Actually, the cultural supply and implicitly the “national identity” thus proposed were conflicting, marked by a profound dis-equilibrium between the traditional- particularistic and modern-synchronic forms of culture, that reveals the remanence of the ancient conflict between social values such as conservatism,
authoritarianism, equalitarianism, and the values of modernity. Moreover, the emphatic presence of the Ministry of Culture and Religious Affaires – which acted rather as a direct producer of culture, not as a mediator – has transformed the public action of “promoting Romanian culture and art” into an approach of status or self-representation, in other words, a status earning activity of the cultural administrators, rather than of the artists themselves.
Starting from the role of culture as an “instrument of the economic and social development”, to the argument of prestige was added a justification of the public
support for culture formulated in terms of socio- economical benefits: “social cohesion and inclusion”,
“satisfying the cultural needs of the public”, “general growth of the country” or “durable development”. This
pragmatic justification is not exempted of risks either, just as the overestimation of the social impact of the cultural act, followed by deceptions that can lead to questioning the public support itself in favour of culture, or the instrumentalization of art, public authorities tending to confound it with the “cultural animation”, and the artists with the “cultural animators”. Similarly, the ideological justification of the State’s intervention in the cultural field, formulated in terms of correcting the
“inequities” of the market, risks also to produce contrary effects to the expected ones, such as the
bureaucratisation of the artistic life and the reproduction of the former “artist of the State” or the production, instead, of “socially assisted” artists, and the creation of a protectionist system that can provoke distortions in the art world even in a democratic State, as the European experience has proved. Or the artists should not be seen neither as “socially assisted” nor as “social assistants” or
“cultural animators”, but as that innovative, imaginative core without which the society itself would be poorer.
This is why, a final justification of the public support for arts and artists can derive neither from the care of
sparing them from the competition risks and the market
“inequities” nor from their presumed capacity of producing “social cohesion” and eliminating the social inequalities, or their passive response to predetermined
“cultural needs”, but exactly from what fundamentally defines them: innovating capacity, originality, non- conformism, even the “creative anarchy” – that the society itself needs. In the currently ideological
conditions, fixed by Ph.Urfalino in the formula l’après politique culturelle, there remains a simpler and less exalting justification of the public action in favour of the artistic creation: the very existence of an autonomous artistic life. And this action should have as a directing line the ensuring of the economical pre-conditions of the artistic life. In the last analysis, the public support for
the artists cannot aim but for the safeguarding and the development of the pre-conditions, of the economical basis necessary for creating art freely.

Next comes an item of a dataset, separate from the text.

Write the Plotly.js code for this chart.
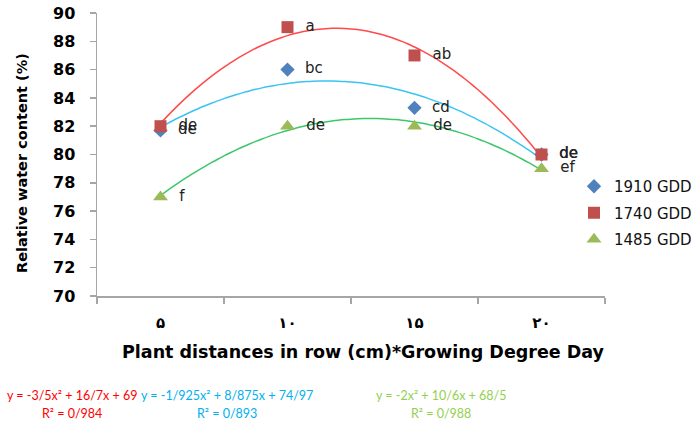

On the other hand, the analysis of founding values of the cultural policy or of the prevalent representations of culture and art in the public space in Romania, has proven that the public action in the cultural field is submitted to some constraints that are not only of historical nature – the centralized tradition or even the totalitarian one in the case of the communist State (from where some ideological anti-market presupposition survive) – or economical (the insufficiency of the
financial resources), but also of conceptual order. Thus, when the extension of the “national culture/identity”

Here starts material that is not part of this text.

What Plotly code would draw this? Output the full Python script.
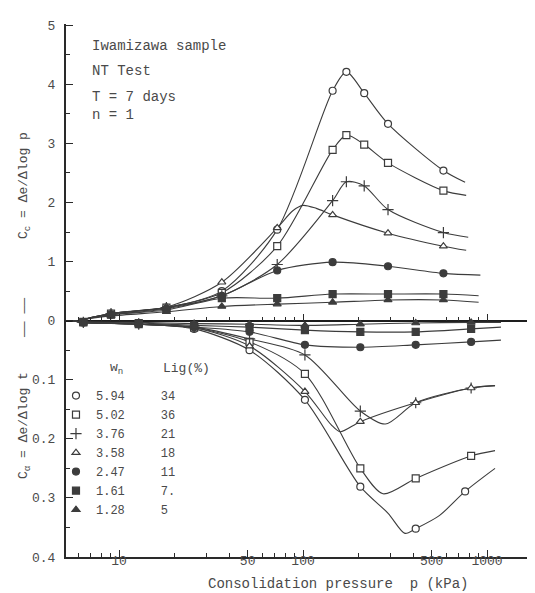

notions cover especially the traces of the past – heritage, vernacular and traditional culture –, the public policy founded on an identarian-collectivist vision on culture risks to induce a tension between the vernacular-
traditional and the high-contemporary forms of culture, or even to break the cultural landscape into “genuine”- native and “unauthentic”-foreign figures of culture. At the same time, when the public policy is underlie by a patrimonial vision on culture, in the sense of a
principled primacy of preserving the heritage over
sustaining the “living culture” or contemporary creation,
“the heritage priority” becomes a problematic,
disputable option, moreover that it is accompanied by the lack of transparency of the decisions and public financing, and especially by a patent inefficiency. Lastly, a public policy founded on a limited vision on culture, understood especially as “written culture”, and then preponderantly orientated towards supporting the books production through bureaucratic methods (government subsidies and commissions), leads to favouring writing in comparison to other forms of cultural expression, especially the visual ones, but without noticeable results at the level of dynamics of
cultural consumption and practices of the public, because ignoring its real interest. In what art policy is concerned, the traditionalist conception of art that has been dominating up to recently the public space and discourse, according to which art seemed as an activity separated from society, leads to neglecting for a long time the connections of art with other sectors of social activities or with the public, and to limit itself to the areas or traditional forms of art. Such a representation of art, in connection with the predominant manner of understanding the “national culture”, has done nothing but to resettle the ancient tension between professionals and amateurs and to induce new tensions into the
“high”-”professional” art itself, between the traditional and contemporary forms, the “creation with a
contemporary perspective” being opposed not only to the “socialist realism” and the “academic art” but also to the “modern tradition”. Or, in order to reach its
objectives, a responsible cultural policy has to overpass these limitations or partis-pris and to take into account the diversity of the cultural expression forms, the plurality of actors involved in artistic activities,
particularly the different types of artists, the plurality of the artistic practices – traditional, modern,
“contemporary” – which are competing one with each other, as well as the considerable mutations related to the emerging cultural industries.